In a sense, by having played to the galleries with its lopsided use of female nudity and exploiting the act of rape for oohs and ahs, Game of Thrones failed its own subversive standards.
The news is, despite a dip in writing that made scenes like the Kingsmoot between Euron and Yara a festival of dumbed-down demagoguery and Bran and Meera’s escape from the White Walkers a slice from the zombie apocalypse school of B-grade horror, Season 6 has bucked the trend on this front. It has largely avoided the sexploitation route, even attempting to strike a (questionable, almost farcical) balance by including a close-up of a penis; it has featured no rapes; and, in the confrontation between Sansa and Littlefinger in Episode 5, it has finally given a victim the chance to speak about the trauma of rape and its effects. “Would you like to hear about our wedding night?” she asks the man who handed her over to Ramsay Bolton. “He never hurt my face. He needed my face, the face of Ned Stark’s daughter. But the rest of me, he did what he liked with the rest of me.”

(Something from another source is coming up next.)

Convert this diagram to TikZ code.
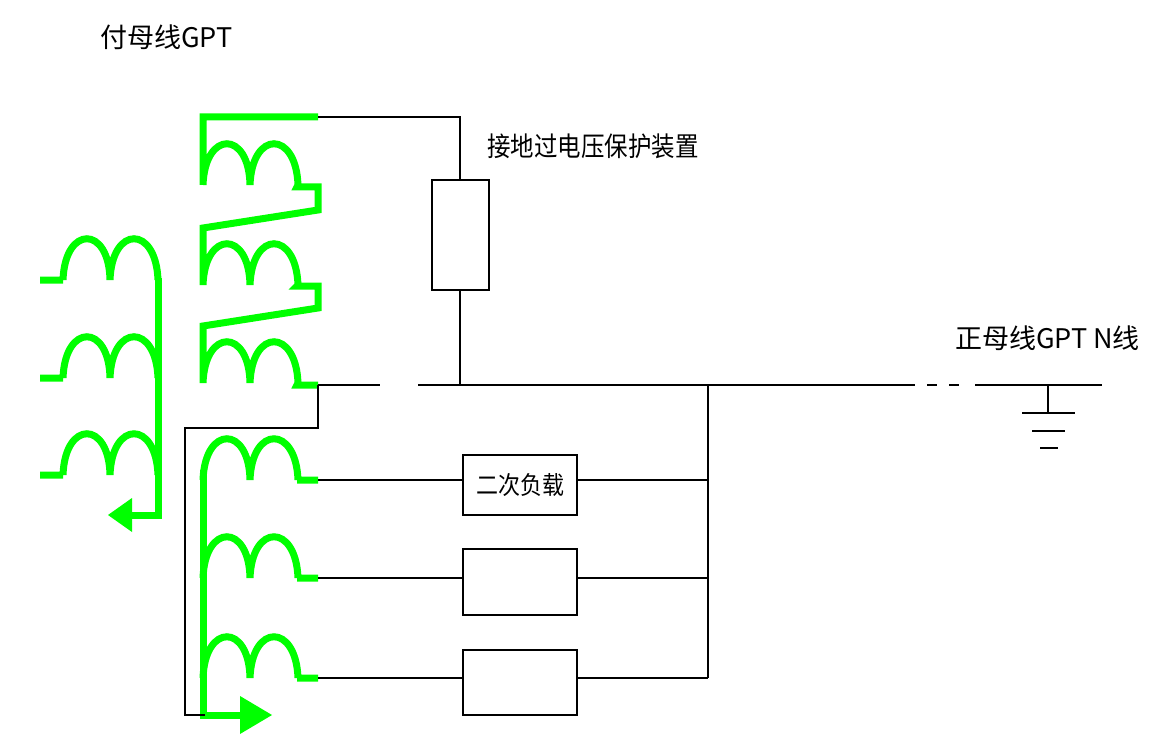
\documentclass[tikz,border=0pt]{standalone}
\usepackage{fontspec}
\newfontfamily\cjk{Noto Sans CJK SC}
\definecolor{wgreen}{RGB}{0,255,0}
\tikzset{
  wind/.style={draw=wgreen,line width=7pt,line join=miter},
  wire/.style={draw=black,line width=2.5pt},
  box/.style={draw=black,line width=2pt,fill=white,inner sep=0pt},
  lbl/.style={font=\cjk\fontsize{27}{27}\selectfont,anchor=west,inner sep=0pt}
}
\newcommand{\humps}[2]{% x, y baseline
  (#1,#2) .. controls (#1+2,#2-55) and (#1+46,#2-55) .. (#1+47,#2)
  .. controls (#1+49,#2-55) and (#1+93,#2-55) .. (#1+95,#2)}
\begin{document}
\begin{tikzpicture}[x=1pt,y=-1pt]
\useasboundingbox (0,0) rectangle (1175,738);
% left winding
\draw[wind] (40,280) -- (63,280) \humps{63}{280};
\draw[wind] (40,378) -- (63,378) \humps{63}{378};
\draw[wind] (40,475) -- (63,475) \humps{63}{475};
\draw[wind] (158,278) -- (158,515) -- (125,515);
\fill[wgreen] (108,515) -- (132,498) -- (132,532) -- cycle;
% top right winding
\draw[wind] (318,117) -- (203,117) -- (203,185) \humps{203}{185} -- (297,187) -- (318,187) -- (318,210) -- (203,228) -- (203,285) \humps{203}{285} -- (297,286) -- (318,286) -- (318,308) -- (203,326) -- (203,383) \humps{203}{383} -- (297,385) -- (318,385);
% bottom winding
\draw[wind] (203,480) \humps{203}{480} -- (297,480) -- (318,480);
\draw[wind] (203,578) \humps{203}{578} -- (297,578) -- (318,578);
\draw[wind] (203,678) \humps{203}{678} -- (297,678) -- (318,678);
\draw[wind] (203,470) -- (203,715) -- (240,715);
\fill[wgreen] (272,715) -- (240,696) -- (240,734) -- cycle;
% nodes
\node[box,minimum width=57pt,minimum height=110pt] (arr) at (460,235) {};
\node[box,minimum width=114pt,minimum height=60pt] (b1) at (520,485) {};
\node[font=\cjk\fontsize{25}{25}\selectfont,xscale=0.88] (b1t) at (b1) {二次负载};
\node[box,minimum width=114pt,minimum height=66pt] (b2) at (520,582) {};
\node[box,minimum width=114pt,minimum height=65pt] (b3) at (520,682) {};
\coordinate (bus) at (708,385);
% wires
\draw[wire] (318,117) -- (460,117) -- (arr.north);
\draw[wire] (arr.south) -- (460,385);
\draw[wire] (318,385) -- (380,385);
\draw[wire] (418,385) -- (905,385);
\draw[wire,dash pattern=on 10pt off 12pt] (905,385) -- (968,385);
\draw[wire] (975,385) -- (1102,385);
\draw[wire] (318,385) -- (318,428) -- (185,428) -- (185,715) -- (205,715);
\draw[wire] (318,480) -- (318,480 -| b1.west);
\draw[wire] (318,578) -- (318,578 -| b2.west);
\draw[wire] (318,678) -- (318,678 -| b3.west);
\draw[wire] (708,480 -| b1.east) -- (708,480);
\draw[wire] (708,578 -| b2.east) -- (708,578);
\draw[wire] (708,678 -| b3.east) -- (708,678);
\draw[wire] (bus) -- (708,678);
% ground
\draw[wire] (1048,385) -- (1048,413);
\draw[wire] (1022,413) -- (1075,413);
\draw[wire] (1032,431) -- (1065,431);
\draw[wire] (1040,448) -- (1058,448);
% labels
\node[lbl] (t1) at (100,37) {付母线GPT};
\node[lbl,xscale=0.87] (t2) at (487,146) {接地过电压保护装置};
\node[lbl] (t3) at (955,338) {正母线GPT N线};
\end{tikzpicture}
\end{document}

The dictates of the popular entertainment industry being what they are, representing the point of view of the victim has always been a difficult issue for networks to negotiate, one that they sidestep with ‘plots [that] are about the male avengers of rape rather than about the problem or crime of rape or the experiences and feelings of the victim’ (in the words of Lisa Cuklanz, from her 2000 book Rape on Prime Time). There have been exceptions, especially in recent times with shows like Scandal and How to Get Away with Murder working with the Rape, Abuse, Incest and National Network (RAINN) to get it right, but mainstream television has by and large constructed narratives of self-correcting masculinities. Game of Thrones, until recently an unabashed member of the club, has taken its first step towards setting the record straight.
Perhaps, for the showrunners, this will not count as the biggest takeaway when the tumultuous journey ends. Perhaps it will. What is certain is that it is a victory for the vociferous critics and viewers. George RR Martin famously tweeted in 2013, “Art is not a democracy. People don’t get to vote on how it ends.”It turns out that sometimes, they do.